An intuitive way of thinking about it is that standard deviation is a measure of spread. So you need some way of saying for every value in the data set, on average how far away is that value from the mean.
So you take the differences $d_i = x_i - \bar{x}$. What do you do with the differences? If you simply add them up, you'll get zero. You want to give equal weight to differences that are positive $d_i=+k$ as negative $d_i=-k$ so the first thing you think of is to take the absolute value: spread = $\sum|d_i|$. This is called the average absolute deviation, and it is, along with related measures, an accepted way to measure spread.

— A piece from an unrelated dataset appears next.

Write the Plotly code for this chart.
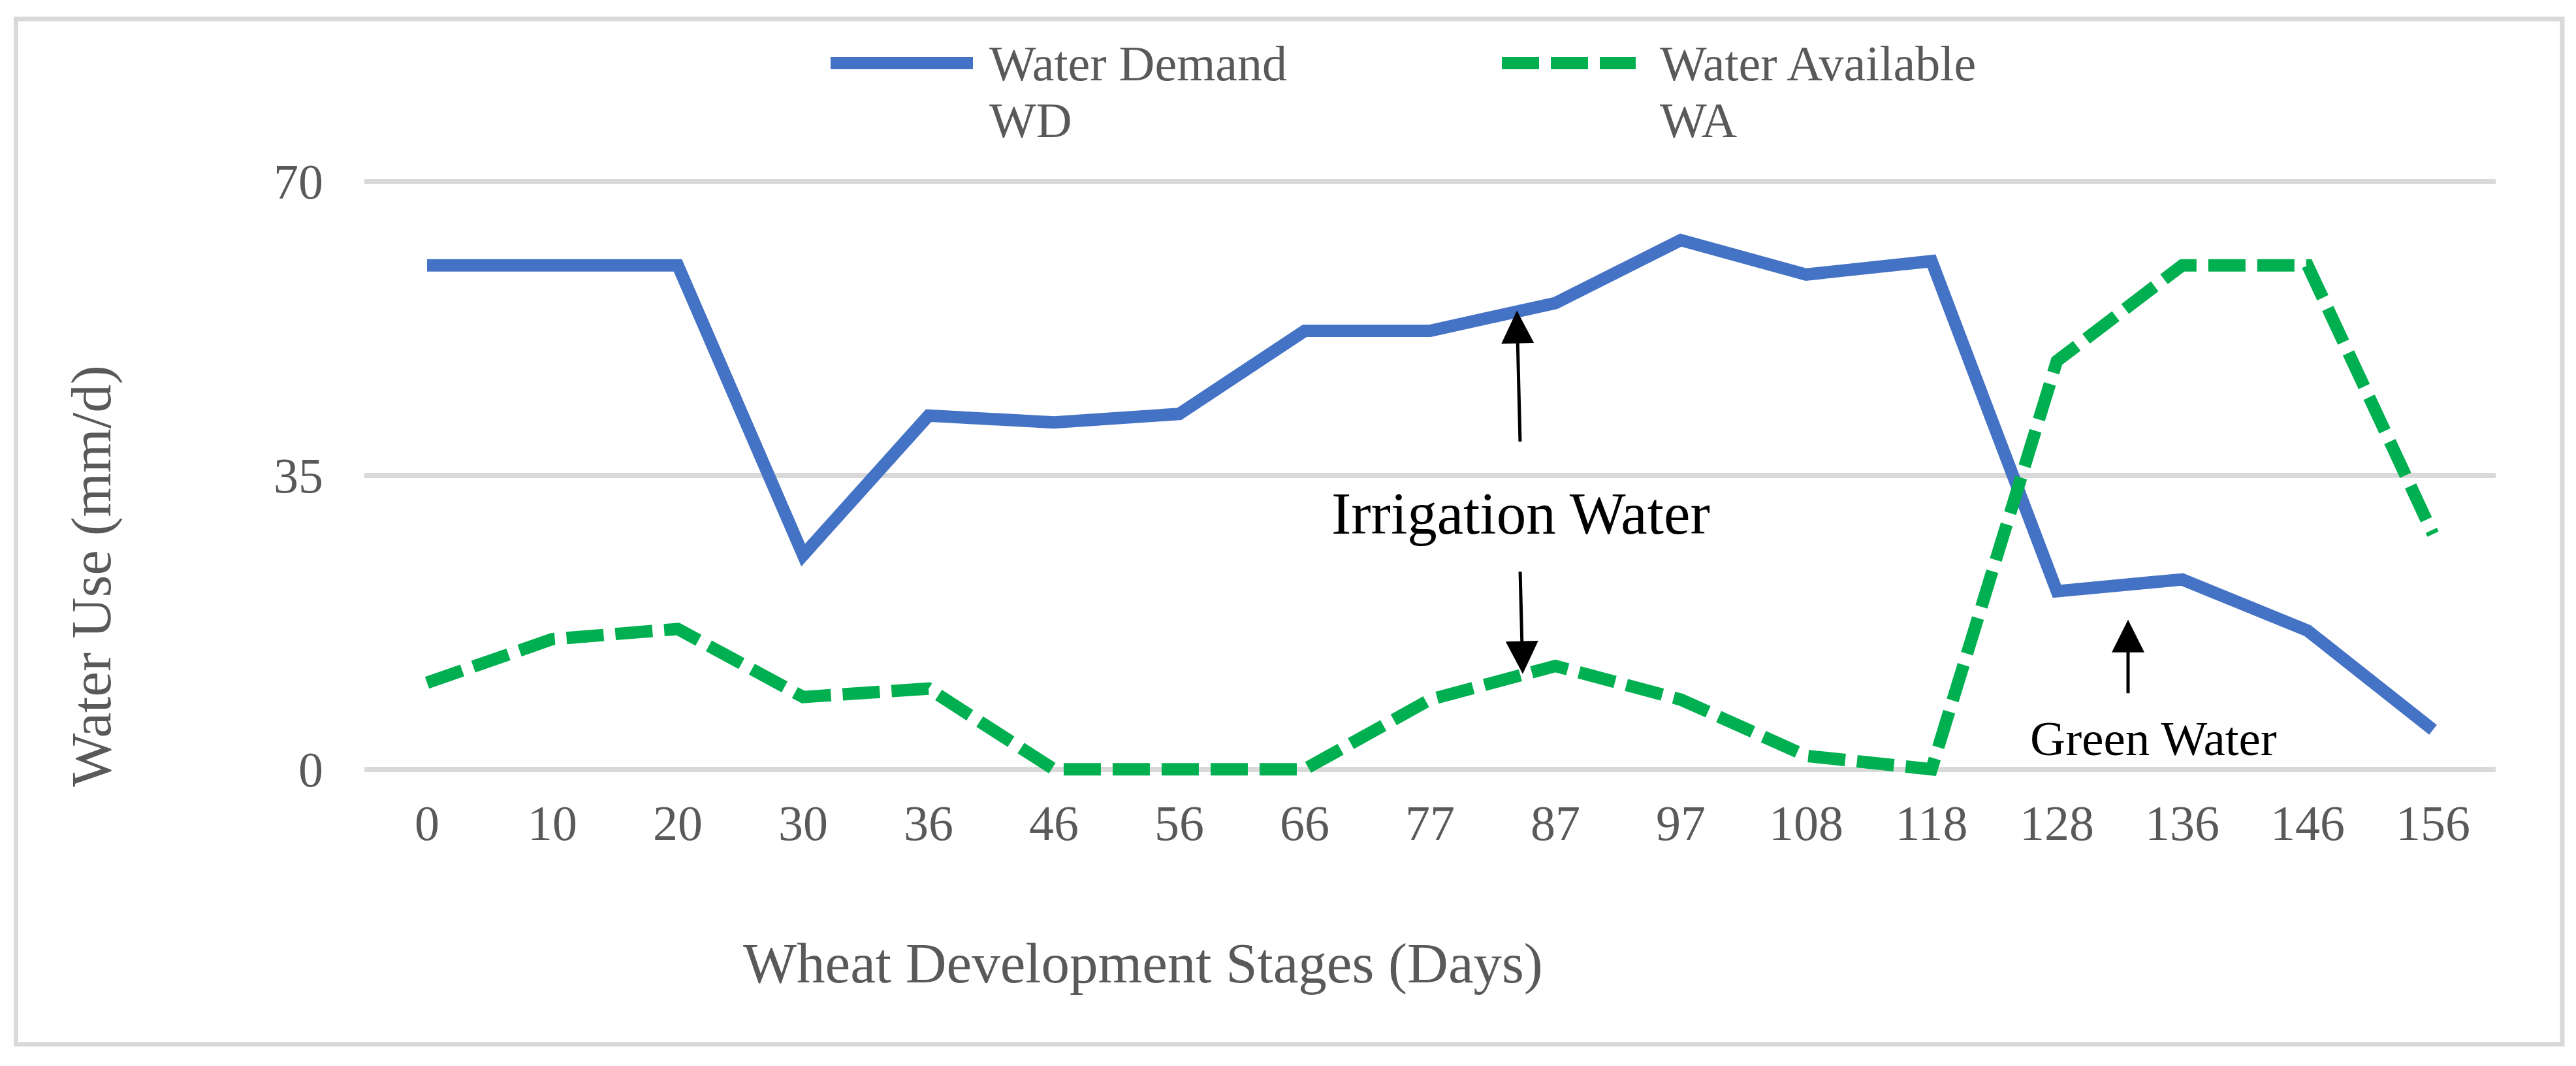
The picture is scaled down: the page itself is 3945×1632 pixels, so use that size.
import plotly.graph_objects as go

# ---- data ----
days = ["0", "10", "20", "30", "36", "46", "56", "66", "77", "87", "97",
        "108", "118", "128", "136", "146", "156"]
water_demand = [60.0, 60.0, 60.0, 25.5, 42.1, 41.3, 42.3, 52.2, 52.2, 55.5, 63.0,
                58.9, 60.5, 21.2, 22.6, 16.5, 4.7]
water_available = [10.3, 15.5, 16.7, 8.6, 9.6, 0.0, 0.0, 0.0, 8.3, 12.3, 8.3,
                   1.6, 0.0, 48.6, 60.0, 60.0, 28.0]
y_ticks = [0, 35, 70]
series_names = ["Water Demand", "Water Available"]
series_short = ["WD", "WA"]

# ---- layout geometry (pixels) ----
W, H = 3945, 1632
L, R = 558, 3822
y_lo, y_hi = -1.5, 73
px_per_unit = 900 / 70.0
B = 1178 + (0 - y_lo) * px_per_unit
T = 278 - (y_hi - 70) * px_per_unit
PW, PH = R - L, B - T

def pxx(x):
    return (x - L) / PW

def pxy(y):
    return (B - y) / PH

BLUE = "#4472C4"
GREEN = "#00B050"
GREY_TXT = "#595959"
GRID = "#D9D9D9"
FONT = "Liberation Serif"
DASH = "57px,18px"

fig = go.Figure()
fig.add_trace(go.Scatter(x=days, y=water_demand, mode="lines",
                         name=series_names[0] + " " + series_short[0],
                         line=dict(color=BLUE, width=19)))
fig.add_trace(go.Scatter(x=days, y=water_available, mode="lines",
                         name=series_names[1] + " " + series_short[1],
                         line=dict(color=GREEN, width=19, dash=DASH)))

annotations = []
shapes = []

# outer frame
shapes.append(dict(type="rect", xref="paper", yref="paper",
                   x0=pxx(24.5), x1=pxx(3924), y0=pxy(1599), y1=pxy(29.5),
                   line=dict(color=GRID, width=7), fillcolor="rgba(0,0,0,0)",
                   layer="below"))

# manual legend
legend_items = [
    (1272, 1490, 1513, BLUE, "solid"),
    (2300, 2505, 2540, GREEN, DASH),
]
for i, (x0, x1, tx, col, dash) in enumerate(legend_items):
    shapes.append(dict(type="line", xref="paper", yref="paper",
                       x0=pxx(x0), x1=pxx(x1), y0=pxy(97), y1=pxy(97),
                       line=dict(color=col, width=19, dash=dash)))
    annotations.append(dict(xref="paper", yref="paper", x=pxx(tx), y=pxy(97),
                            text=series_names[i], showarrow=False,
                            xanchor="left", yanchor="middle",
                            font=dict(family=FONT, size=76, color=GREY_TXT)))
    annotations.append(dict(xref="paper", yref="paper", x=pxx(tx), y=pxy(184),
                            text=series_short[i], showarrow=False,
                            xanchor="left", yanchor="middle",
                            font=dict(family=FONT, size=76, color=GREY_TXT)))

# axis titles
annotations.append(dict(xref="paper", yref="paper", x=pxx(1750), y=pxy(1475),
                        text="Wheat Development Stages (Days)", showarrow=False,
                        xanchor="center", yanchor="middle",
                        font=dict(family=FONT, size=87, color=GREY_TXT)))
annotations.append(dict(xref="paper", yref="paper", x=pxx(140), y=pxy(883),
                        text="Water Use (mm/d)", showarrow=False, textangle=-90,
                        xanchor="center", yanchor="middle",
                        font=dict(family=FONT, size=87, color=GREY_TXT)))

# text annotations
annotations.append(dict(xref="paper", yref="paper", x=pxx(2329), y=pxy(787),
                        text="Irrigation Water", showarrow=False,
                        xanchor="center", yanchor="middle",
                        font=dict(family=FONT, size=91, color="black")))
annotations.append(dict(xref="paper", yref="paper", x=pxx(3298), y=pxy(1131),
                        text="Green Water", showarrow=False,
                        xanchor="center", yanchor="middle",
                        font=dict(family=FONT, size=75, color="black")))

# arrows
arrows = [((2323, 476), (2328, 678)),
          ((2332, 1032), (2328, 874)),
          ((3259, 949), (3259, 1063))]
for (tx, ty), (sx, sy) in arrows:
    annotations.append(dict(xref="paper", yref="paper", x=pxx(tx), y=pxy(ty),
                            ax=sx - tx, ay=sy - ty, axref="pixel", ayref="pixel",
                            text="", showarrow=True, arrowhead=2, arrowsize=2,
                            arrowwidth=5, arrowcolor="black"))

fig.update_layout(
    width=W, height=H,
    margin=dict(l=L, r=W - R, t=T, b=H - B, pad=0),
    paper_bgcolor="white", plot_bgcolor="white",
    showlegend=False,
    shapes=shapes,
    annotations=annotations,
    xaxis=dict(type="category", range=[-0.5, len(days) - 0.5],
               showgrid=False, zeroline=False, showline=False, ticks="",
               tickfont=dict(family=FONT, size=76, color=GREY_TXT),
               ticklabelstandoff=12),
    yaxis=dict(range=[y_lo, y_hi], tickvals=y_ticks,
               showgrid=True, gridcolor=GRID, gridwidth=8,
               zeroline=False, showline=False, ticks="",
               tickfont=dict(family=FONT, size=76, color=GREY_TXT),
               ticklabelstandoff=62),
)

fig.write_html("out.html", config={"displayModeBar": False},
               post_script="document.body.style.margin='0';")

Unfortunately, taking the absolute value doesn't play well with calculus, and you want to use calculus to differentiate the spread to be able to minimize it. Minimizing it is important when for example you want to fit a line to a set of data points. So what function gives equal weight to $\pm d_i$ and is easy to differentiate? The simplest function is taking the square of each difference. The average of squared differences, the variance, is easy to differentiate and we can scale back to the size of our original data items by taking the square root of the sum to get standard deviation.
So, at last, why not take the cubed differences? It's because taking the cube of a negative difference gives a different result to taking the cube of a positive difference of the same magnitude. I.e, if $d_i=-k$ and $d_j=k$ then $d_i^3 \neq d_j^3$. And in fact, with a symmetric distribution, taking the average of the cubed differences gives you zero, which clearly isn't a measure of spread. What taking the cubed differences does is tell you how skewed the distribution is. (If you go further and look at taking fourth powers, you get into something called kurtosis, which measure how fat the tails of the distribution are.)